Published July 15, 2010
Now that the Obama administration is suing Arizona over its tough immigration law, some critics are asking why so-called sanctuary cities are getting a pass for ignoring federal immigration law.
More than 50 cities in the U.S provide sanctuaries to illegal immigrants. Supporters of such policies say they want the local police to focus on solving crimes and leave the immigration work to the federal authorities.
"What sanctuary cities are saying is, we are not going to preempt the federal government. It's the federal government's responsibilities," said Rep. Luis Gutierrez, D-Ill.
But Richard Land, the president of Southern Baptist Convention's Ethics and Liberty Commission, said while he supports comprehensive immigration reform, he opposes sanctuary cities.
"We can't have government officials deciding which laws they are going to enforce or not enforce. That undermines the rule of law. We have to have officials who are under the rule of law," he said.
Sanctuary cities are not a new idea. They've been around for decades and no administration -- Democrat of Republican -- has really gone after them.
But the Obama administration is going after Arizona for its new law that permits officers to ask about a person's immigration status during the course of other law enforcement duties, such as a traffic stops. Opponents say the law promotes racial profiling and is unconstitutional. But supporters deny those charges.
"The Arizona law is in compliance with federal law," said Rosemary Jenks, director of government relations at Numbers USA. "The Justice Department should stay out of it. They should be encouraging Arizona to be enforcing the laws. Secondly, they should be enforcing federal immigration law, which means challenging cities and states that have sanctuary policies."
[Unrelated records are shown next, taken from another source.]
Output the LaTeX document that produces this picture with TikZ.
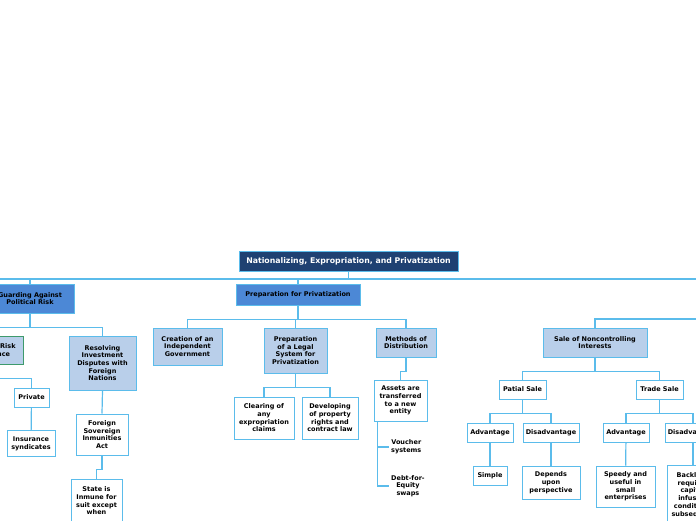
\documentclass[tikz,border=0pt]{standalone}
\usepackage{fontspec}
\setmainfont{DejaVu Sans}

\definecolor{navy}{HTML}{1F4172}
\definecolor{midblue}{HTML}{4C88D6}
\definecolor{paleblue}{HTML}{B9CFEA}
\definecolor{edge}{HTML}{5BBCEB}
\definecolor{riskgreen}{HTML}{3E9A6C}

\tikzset{
  topic/.style={draw=edge, line width=1pt, align=center, inner sep=1pt,
    font=\bfseries\fontsize{6.5}{7.7}\selectfont},
  wh/.style 2 args={minimum width=#1pt, minimum height=#2pt},
  rootbox/.style={topic, fill=navy, text=white, font=\bfseries\fontsize{7.8}{9}\selectfont},
  mainbox/.style={topic, fill=midblue},
  subbox/.style={topic, fill=paleblue},
  leafbox/.style={topic, fill=white},
  plaintext/.style={align=center, inner sep=2pt, font=\bfseries\fontsize{6.5}{7.7}\selectfont},
  link/.style={draw=edge, line width=1.2pt},
}

\begin{document}
\begin{tikzpicture}[x=1pt,y=-1pt]
  \clip (0,0) rectangle (696,520);

  % central topic and main topics
  \node[rootbox, wh={219}{20}] (root) at (348.5,261) {Nationalizing, Expropriation, and Privatization};
  \node[mainbox, wh={88}{29}] (guard) at (30,298.5) {Guarding Against\\Political Risk};
  \node[mainbox, wh={124}{21}] (prep) at (298,294.5) {Preparation for Privatization};

  % guarding against political risk
  \node[subbox, draw=riskgreen, wh={62}{28}] (risk) at (-8,350) {Political Risk\\Insurance};
  \node[subbox, wh={67}{54}] (resolve) at (102.5,363) {Resolving\\Investment\\Disputes with\\Foreign\\Nations};
  \node[leafbox, wh={35}{19}] (private) at (31.5,397.5) {Private};
  \node[leafbox, wh={48}{26}] (insur) at (31,443.5) {Insurance\\syndicates};
  \node[leafbox, wh={52}{41}] (fsia) at (102,434.5) {Foreign\\Sovereign\\Inmunities\\Act};
  \node[leafbox, wh={51}{44}] (state) at (96.5,501) {State is\\Inmune for\\suit except\\when};

  % preparation for privatization
  \node[subbox, wh={69}{37}] (creation) at (187.5,346.5) {Creation of an\\Independent\\Government};
  \node[subbox, wh={63}{45}] (legal) at (295.5,350.5) {Preparation\\of a Legal\\System for\\Privatization};
  \node[subbox, wh={60}{29}] (methods) at (406,342.5) {Methods of\\Distribution};
  \node[leafbox, wh={60}{42}] (clearing) at (264,418) {Clearing of\\any\\expropriation\\claims};
  \node[leafbox, wh={56}{42}] (develop) at (330,418) {Developing\\of property\\rights and\\contract law};
  \node[leafbox, wh={53}{41}] (assets) at (400.5,400.5) {Assets are\\transferred\\to a new\\entity};
  \node[plaintext, anchor=west] (voucher) at (389,447) {Voucher\\systems};
  \node[plaintext, anchor=west] (debt) at (389,486) {Debt-for-\\Equity\\swaps};

  % sale of noncontrolling interests
  \node[subbox, wh={104}{29}] (sale) at (595,342.5) {Sale of Noncontrolling\\Interests};
  \node[leafbox, wh={47}{19}] (patial) at (522.5,389.5) {Patial Sale};
  \node[leafbox, wh={47}{19}] (trade) at (659.5,389.5) {Trade Sale};
  \node[leafbox, wh={46}{19}] (adv1) at (490,432.5) {Advantage};
  \node[leafbox, wh={56}{19}] (dis1) at (551,432.5) {Disadvantage};
  \node[leafbox, wh={46}{19}] (adv2) at (626,432.5) {Advantage};
  \node[leafbox, wh={56}{19}] (dis2) at (693,432.5) {Disadvantage};
  \node[leafbox, wh={34}{19}] (simple) at (490,475.5) {Simple};
  \node[leafbox, wh={58}{33}] (depends) at (551,482.5) {Depends\\upon\\perspective};
  \node[leafbox, wh={59}{41}] (speedy) at (625.5,486.5) {Speedy and\\useful in\\small\\enterprises};
  \node[leafbox, wh={52}{60}] (backl) at (693,495) {Backlash\\requires\\capital\\infusion\\conditions\\subsequent};

  % free ends of the lines that run off the page
  \coordinate (busL) at (-30,279);
  \coordinate (busR) at (730,279);
  \coordinate (saleR) at (730,319);

  % connectors
  \draw[link] (busL) -- (busR);
  \draw[link] (root.south) -- (root.south |- busL);
  \draw[link] (guard.north) -- (guard.north |- busL);
  \draw[link] (prep.north) -- (prep.north |- busL);
  \draw[link] (sale.north) |- (saleR);

  \draw[link] (guard.south) -- ++(0,14) -| (risk.north);
  \draw[link] (guard.south) -- ++(0,14) -| (resolve.north);
  \draw[link] (risk.south) -- ++(0,14) -| (private.north);
  \draw[link] (private) -- (insur);
  \draw[link] (resolve.south) -- (fsia.north);
  \draw[link] (fsia.south) -- ++(0,14) -| (state.north);

  \draw[link] (prep.south) -- ++(0,14) -| (creation.north);
  \draw[link] (prep.south) -- ++(0,14) -| (legal.north);
  \draw[link] (prep.south) -- ++(0,14) -| (methods.north);
  \draw[link] (legal.south) -- ++(0,14) -| (clearing.north);
  \draw[link] (legal.south) -- ++(0,14) -| (develop.north);
  \draw[link] (methods.south) -- ++(0,14) -| (assets.north);
  \draw[link] ([xshift=4pt]assets.south west) |- (voucher.west);
  \draw[link] ([xshift=4pt]assets.south west) |- (debt.west);

  \draw[link] (sale.south) -- ++(0,14) -| (patial.north);
  \draw[link] (sale.south) -- ++(0,14) -| (trade.north);
  \draw[link] (patial.south) -- ++(0,14) -| (adv1.north);
  \draw[link] (patial.south) -- ++(0,14) -| (dis1.north);
  \draw[link] (trade.south) -- ++(0,14) -| (adv2.north);
  \draw[link] (trade.south) -- ++(0,14) -| (dis2.north);
  \draw[link] (adv1) -- (simple);
  \draw[link] (dis1) -- (depends);
  \draw[link] (adv2) -- (speedy);
  \draw[link] (dis2) -- (backl);
\end{tikzpicture}
\end{document}
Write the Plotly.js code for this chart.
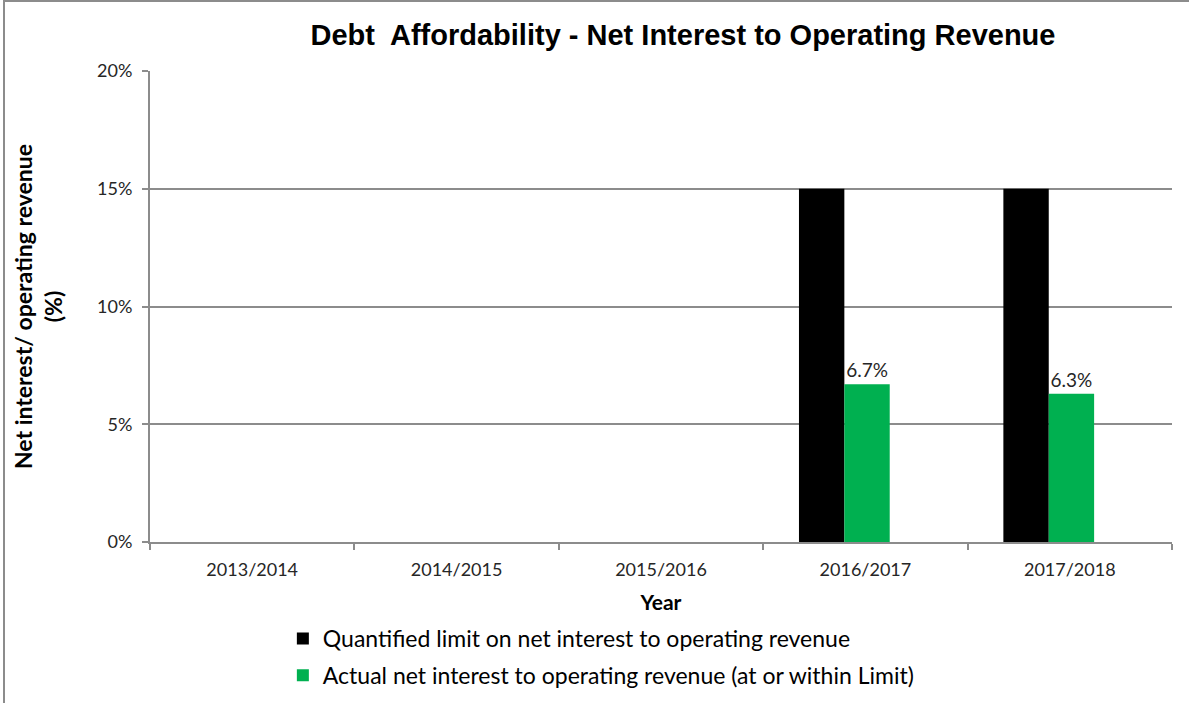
<!DOCTYPE html>
<html>
<head>
<meta charset="utf-8">
<script src="https://cdn.plot.ly/plotly-3.0.1.min.js"></script>
<style>
  html, body { margin: 0; padding: 0; background: #fff; }
  #wrap { position: relative; width: 1189px; height: 703px; overflow: hidden; }
  #chart { position: absolute; left: 0; top: 0; width: 1189px; height: 703px; }
  #frame { position: absolute; left: 3px; top: 0px; width: 1200px; height: 720px;
           border-left: 2px solid #8c8c8c; border-top: 2px solid #8c8c8c; pointer-events: none; }
</style>
</head>
<body>
<div id="wrap">
  <div id="chart"></div>
  <div id="frame"></div>
</div>
<script>
const years = ['2013/2014', '2014/2015', '2015/2016', '2016/2017', '2017/2018'];
const limitValues = [null, null, null, 15, 15];
const actualValues = [null, null, null, 6.7, 6.3];
const seriesNames = [
  'Quantified limit on net interest to operating revenue',
  'Actual net interest to operating revenue (at or within Limit)'
];
const yTicks = [0, 5, 10, 15, 20];

const bodyFont = 'Lato, "Open Sans", sans-serif';

const traces = [
  {
    type: 'bar', x: years, y: limitValues, name: seriesNames[0],
    width: 0.222, offset: -0.325, legendgroup: 'a',
    marker: { color: '#000000' }, hoverinfo: 'x+y'
  },
  {
    type: 'bar', x: years, y: actualValues, name: seriesNames[1],
    width: 0.222, offset: -0.103, legendgroup: 'b',
    marker: { color: '#00B050' },
    texttemplate: '%{y:.1f}%', textposition: 'outside', cliponaxis: false,
    textfont: { family: bodyFont, size: 19, color: '#262626' }
  }
];

const layout = {
  width: 1189, height: 703,
  margin: { l: 150, r: 17, t: 71, b: 161, autoexpand: false },
  paper_bgcolor: '#ffffff', plot_bgcolor: '#ffffff',
  barmode: 'overlay',
  showlegend: true,
  title: {
    text: 'Debt  Affordability - Net Interest to Operating Revenue',
    font: { family: '"Liberation Sans", Arial, sans-serif', size: 29, color: '#000000', weight: 'bold' },
    x: 683 / 1189, xanchor: 'center', xref: 'container',
    y: 1 - 35 / 703, yanchor: 'middle', yref: 'container'
  },
  xaxis: {
    type: 'category', tickson: 'boundaries',
    ticks: 'outside', ticklen: 6, tickwidth: 2, tickcolor: '#8c8c8c',
    showline: true, linecolor: '#8c8c8c', linewidth: 2,
    showgrid: false, zeroline: false,
    tickfont: { family: bodyFont, size: 18, color: '#262626' },
    ticklabelstandoff: 10,
    title: { text: 'Year', font: { family: bodyFont, size: 21, color: '#000000', weight: 'bold' }, standoff: 17 }
  },
  yaxis: {
    range: [0, 20], tickvals: yTicks, ticktext: yTicks.map(v => v + '%'),
    ticks: 'outside', ticklen: 6, tickwidth: 2, tickcolor: '#8c8c8c',
    showline: true, linecolor: '#8c8c8c', linewidth: 2,
    showgrid: true, gridcolor: '#8c8c8c', gridwidth: 2, zeroline: false,
    tickfont: { family: bodyFont, size: 18, color: '#262626' },
    ticklabelstandoff: 6,
    title: { text: 'Net interest/ operating revenue<br>(%)', font: { family: bodyFont, size: 23, color: '#000000', weight: 'bold' }, standoff: 28 }
  },
  legend: {
    orientation: 'v', x: 0.13, xanchor: 'left',
    yref: 'container', y: 1 - 617 / 703, yanchor: 'top',
    font: { family: bodyFont, size: 23, color: '#000000' },
    bgcolor: 'rgba(0,0,0,0)', traceorder: 'grouped', tracegroupgap: 4
  }
};

Plotly.newPlot('chart', traces, layout, { displayModeBar: false, staticPlot: true });
</script>
</body>
</html>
The Justice Department sees it differently, saying Arizona is unconstitutionally interfering with the federal government's role in immigration control.
"There is a big difference between a state or locality saying they are not going to use their resources to enforce a federal law, as so-called sanctuary cities have done, and a state passing its own immigration policy that actively interferes with federal law," Justice spokeswoman Tracy Schmaler said.
But to those who support the Arizona law and oppose the idea of sanctuary cities, that seems like a cop-out.
"The administration has shown again and again it has no intention of enforcing federal immigration laws," Jenks said.